### [WHAT THE TASK ASKS]
Print exactly the lines from the first one down to the line containing "at (149, 91+38.4*\i)", both ends included, with no pictures and nothing else.
------------------------------
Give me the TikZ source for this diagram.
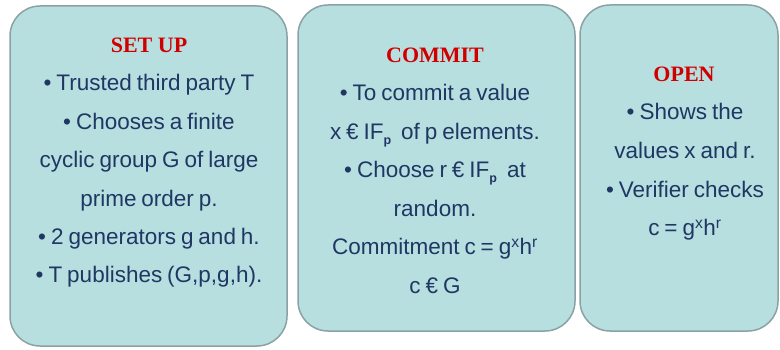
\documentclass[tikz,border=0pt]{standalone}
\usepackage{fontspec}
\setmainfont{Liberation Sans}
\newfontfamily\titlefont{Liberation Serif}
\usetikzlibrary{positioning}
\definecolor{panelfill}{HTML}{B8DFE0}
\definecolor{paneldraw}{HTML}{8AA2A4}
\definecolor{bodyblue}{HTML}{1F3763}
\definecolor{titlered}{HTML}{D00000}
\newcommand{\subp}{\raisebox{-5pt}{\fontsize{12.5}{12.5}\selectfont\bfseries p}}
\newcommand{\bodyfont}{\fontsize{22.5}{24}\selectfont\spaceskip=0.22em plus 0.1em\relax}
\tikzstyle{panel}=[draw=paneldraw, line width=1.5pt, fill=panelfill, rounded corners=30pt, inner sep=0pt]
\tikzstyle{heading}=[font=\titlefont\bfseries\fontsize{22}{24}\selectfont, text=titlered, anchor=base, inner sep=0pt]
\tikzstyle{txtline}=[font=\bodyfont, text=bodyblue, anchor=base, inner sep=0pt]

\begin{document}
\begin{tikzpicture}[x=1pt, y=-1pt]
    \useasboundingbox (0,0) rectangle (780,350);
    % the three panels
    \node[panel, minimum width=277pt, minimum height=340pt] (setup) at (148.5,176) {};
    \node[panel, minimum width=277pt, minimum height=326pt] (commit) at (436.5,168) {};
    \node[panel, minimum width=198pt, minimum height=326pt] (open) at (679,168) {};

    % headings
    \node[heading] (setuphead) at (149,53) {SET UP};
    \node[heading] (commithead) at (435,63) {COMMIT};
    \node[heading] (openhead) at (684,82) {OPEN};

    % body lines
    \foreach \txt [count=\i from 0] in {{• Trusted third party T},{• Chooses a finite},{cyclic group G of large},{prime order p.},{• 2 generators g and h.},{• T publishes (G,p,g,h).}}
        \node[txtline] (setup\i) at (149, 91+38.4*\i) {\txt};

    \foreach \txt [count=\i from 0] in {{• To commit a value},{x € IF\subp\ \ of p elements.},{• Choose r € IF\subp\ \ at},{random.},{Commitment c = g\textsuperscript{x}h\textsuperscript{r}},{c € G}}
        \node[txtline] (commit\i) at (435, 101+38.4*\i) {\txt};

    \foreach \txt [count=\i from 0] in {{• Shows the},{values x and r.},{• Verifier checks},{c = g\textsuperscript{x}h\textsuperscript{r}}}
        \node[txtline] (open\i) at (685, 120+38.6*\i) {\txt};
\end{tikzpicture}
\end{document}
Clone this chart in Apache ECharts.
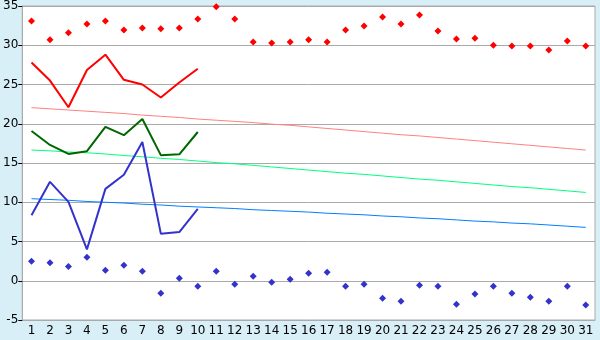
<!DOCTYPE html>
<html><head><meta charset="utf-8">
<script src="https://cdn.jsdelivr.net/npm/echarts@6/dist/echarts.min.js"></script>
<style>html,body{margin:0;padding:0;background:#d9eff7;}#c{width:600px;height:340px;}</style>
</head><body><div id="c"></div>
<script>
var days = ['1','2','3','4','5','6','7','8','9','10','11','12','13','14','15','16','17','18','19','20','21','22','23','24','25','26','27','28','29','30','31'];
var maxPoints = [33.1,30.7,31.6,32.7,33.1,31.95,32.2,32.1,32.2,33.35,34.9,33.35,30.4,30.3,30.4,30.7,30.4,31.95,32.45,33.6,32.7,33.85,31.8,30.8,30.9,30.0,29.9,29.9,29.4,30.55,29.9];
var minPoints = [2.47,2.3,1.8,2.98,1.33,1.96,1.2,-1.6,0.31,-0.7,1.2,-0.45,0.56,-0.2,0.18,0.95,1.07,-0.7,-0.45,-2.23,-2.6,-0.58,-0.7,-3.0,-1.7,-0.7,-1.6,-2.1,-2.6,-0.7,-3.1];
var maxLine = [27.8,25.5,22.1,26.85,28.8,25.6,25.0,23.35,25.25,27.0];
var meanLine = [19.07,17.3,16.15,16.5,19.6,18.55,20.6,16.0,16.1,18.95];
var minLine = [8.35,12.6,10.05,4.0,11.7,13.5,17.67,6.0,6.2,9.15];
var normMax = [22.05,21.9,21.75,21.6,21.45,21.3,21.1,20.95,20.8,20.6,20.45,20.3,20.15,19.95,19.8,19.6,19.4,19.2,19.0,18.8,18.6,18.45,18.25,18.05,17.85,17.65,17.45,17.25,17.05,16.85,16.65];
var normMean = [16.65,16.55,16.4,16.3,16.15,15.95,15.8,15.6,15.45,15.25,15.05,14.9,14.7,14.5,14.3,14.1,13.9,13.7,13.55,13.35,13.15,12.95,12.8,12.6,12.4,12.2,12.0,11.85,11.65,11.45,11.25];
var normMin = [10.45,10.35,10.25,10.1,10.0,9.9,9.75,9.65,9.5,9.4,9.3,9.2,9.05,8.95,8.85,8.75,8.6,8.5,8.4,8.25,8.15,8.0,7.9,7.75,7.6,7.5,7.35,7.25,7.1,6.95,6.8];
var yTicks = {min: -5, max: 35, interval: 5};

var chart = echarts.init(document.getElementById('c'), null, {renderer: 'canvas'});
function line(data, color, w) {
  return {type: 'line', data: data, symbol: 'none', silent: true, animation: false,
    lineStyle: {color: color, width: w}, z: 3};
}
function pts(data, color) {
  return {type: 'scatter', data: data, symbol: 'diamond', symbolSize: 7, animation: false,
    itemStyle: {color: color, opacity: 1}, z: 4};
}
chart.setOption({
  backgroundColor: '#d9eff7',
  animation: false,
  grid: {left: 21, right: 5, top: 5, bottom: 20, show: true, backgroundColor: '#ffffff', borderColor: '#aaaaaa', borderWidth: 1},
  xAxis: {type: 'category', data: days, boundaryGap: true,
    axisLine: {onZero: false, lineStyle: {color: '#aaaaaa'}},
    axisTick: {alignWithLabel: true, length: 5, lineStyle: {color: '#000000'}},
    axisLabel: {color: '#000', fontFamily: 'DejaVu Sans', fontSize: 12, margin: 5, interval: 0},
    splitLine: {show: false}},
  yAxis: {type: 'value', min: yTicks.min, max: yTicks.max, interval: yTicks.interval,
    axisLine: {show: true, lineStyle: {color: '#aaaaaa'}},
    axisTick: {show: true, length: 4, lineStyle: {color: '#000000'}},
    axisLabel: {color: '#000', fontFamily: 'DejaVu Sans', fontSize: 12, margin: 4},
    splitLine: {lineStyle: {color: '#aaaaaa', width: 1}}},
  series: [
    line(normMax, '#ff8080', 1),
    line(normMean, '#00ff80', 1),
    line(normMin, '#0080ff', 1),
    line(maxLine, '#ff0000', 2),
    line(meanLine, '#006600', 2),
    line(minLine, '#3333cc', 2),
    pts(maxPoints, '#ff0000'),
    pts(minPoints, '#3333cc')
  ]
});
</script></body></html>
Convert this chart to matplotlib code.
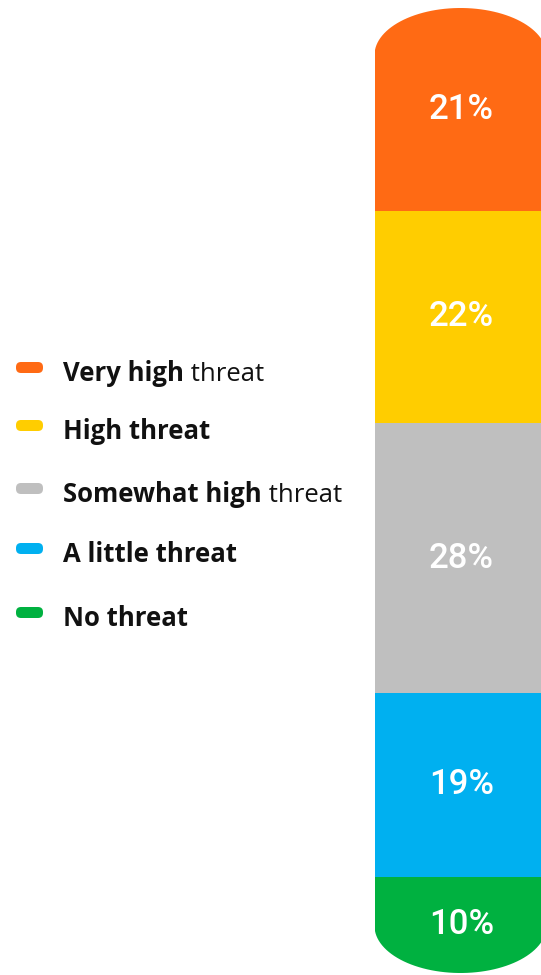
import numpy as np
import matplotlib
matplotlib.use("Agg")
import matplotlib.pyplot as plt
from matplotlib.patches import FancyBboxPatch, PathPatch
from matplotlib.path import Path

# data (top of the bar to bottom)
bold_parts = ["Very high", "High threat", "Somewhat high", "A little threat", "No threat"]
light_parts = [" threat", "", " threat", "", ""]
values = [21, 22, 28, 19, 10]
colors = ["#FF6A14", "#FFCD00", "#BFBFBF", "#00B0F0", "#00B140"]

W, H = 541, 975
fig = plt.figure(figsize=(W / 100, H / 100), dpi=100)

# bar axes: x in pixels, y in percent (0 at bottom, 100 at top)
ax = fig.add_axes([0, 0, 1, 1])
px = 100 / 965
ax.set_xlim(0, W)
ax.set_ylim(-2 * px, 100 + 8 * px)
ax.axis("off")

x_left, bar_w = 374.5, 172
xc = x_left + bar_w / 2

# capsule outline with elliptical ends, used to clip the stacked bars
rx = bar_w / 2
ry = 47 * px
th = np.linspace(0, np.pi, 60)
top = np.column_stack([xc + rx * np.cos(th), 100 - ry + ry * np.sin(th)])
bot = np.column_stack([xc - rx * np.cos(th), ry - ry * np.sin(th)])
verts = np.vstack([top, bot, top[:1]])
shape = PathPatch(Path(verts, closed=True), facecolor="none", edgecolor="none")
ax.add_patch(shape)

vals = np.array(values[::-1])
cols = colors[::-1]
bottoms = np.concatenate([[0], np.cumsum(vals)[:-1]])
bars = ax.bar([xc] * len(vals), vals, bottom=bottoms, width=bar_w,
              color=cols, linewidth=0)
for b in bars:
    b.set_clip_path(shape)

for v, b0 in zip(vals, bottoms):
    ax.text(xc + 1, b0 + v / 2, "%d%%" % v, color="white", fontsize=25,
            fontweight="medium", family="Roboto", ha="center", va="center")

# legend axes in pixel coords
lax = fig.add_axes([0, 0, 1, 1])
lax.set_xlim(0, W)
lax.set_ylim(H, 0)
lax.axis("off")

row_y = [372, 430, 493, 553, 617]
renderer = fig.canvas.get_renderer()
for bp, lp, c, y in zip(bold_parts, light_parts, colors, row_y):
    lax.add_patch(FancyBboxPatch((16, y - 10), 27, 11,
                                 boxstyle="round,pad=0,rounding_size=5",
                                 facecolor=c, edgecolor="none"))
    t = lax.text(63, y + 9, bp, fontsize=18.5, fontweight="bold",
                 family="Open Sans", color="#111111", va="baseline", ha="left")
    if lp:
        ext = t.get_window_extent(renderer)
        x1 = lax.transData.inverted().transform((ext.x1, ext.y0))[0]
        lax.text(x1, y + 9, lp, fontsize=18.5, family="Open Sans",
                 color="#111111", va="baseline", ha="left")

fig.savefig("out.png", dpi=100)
------------------------------
### [SOLUTION TO THE PROBLEM]
Give me the TikZ source for this diagram.
\documentclass[tikz,border=0pt]{standalone}
\usepackage{fontspec}
\setmainfont{Liberation Sans}
\newfontfamily\titlefont{Liberation Serif}
\usetikzlibrary{positioning}
\definecolor{panelfill}{HTML}{B8DFE0}
\definecolor{paneldraw}{HTML}{8AA2A4}
\definecolor{bodyblue}{HTML}{1F3763}
\definecolor{titlered}{HTML}{D00000}
\newcommand{\subp}{\raisebox{-5pt}{\fontsize{12.5}{12.5}\selectfont\bfseries p}}
\newcommand{\bodyfont}{\fontsize{22.5}{24}\selectfont\spaceskip=0.22em plus 0.1em\relax}
\tikzstyle{panel}=[draw=paneldraw, line width=1.5pt, fill=panelfill, rounded corners=30pt, inner sep=0pt]
\tikzstyle{heading}=[font=\titlefont\bfseries\fontsize{22}{24}\selectfont, text=titlered, anchor=base, inner sep=0pt]
\tikzstyle{txtline}=[font=\bodyfont, text=bodyblue, anchor=base, inner sep=0pt]

\begin{document}
\begin{tikzpicture}[x=1pt, y=-1pt]
    \useasboundingbox (0,0) rectangle (780,350);
    % the three panels
    \node[panel, minimum width=277pt, minimum height=340pt] (setup) at (148.5,176) {};
    \node[panel, minimum width=277pt, minimum height=326pt] (commit) at (436.5,168) {};
    \node[panel, minimum width=198pt, minimum height=326pt] (open) at (679,168) {};

    % headings
    \node[heading] (setuphead) at (149,53) {SET UP};
    \node[heading] (commithead) at (435,63) {COMMIT};
    \node[heading] (openhead) at (684,82) {OPEN};

    % body lines
    \foreach \txt [count=\i from 0] in {{• Trusted third party T},{• Chooses a finite},{cyclic group G of large},{prime order p.},{• 2 generators g and h.},{• T publishes (G,p,g,h).}}
        \node[txtline] (setup\i) at (149, 91+38.4*\i) {\txt};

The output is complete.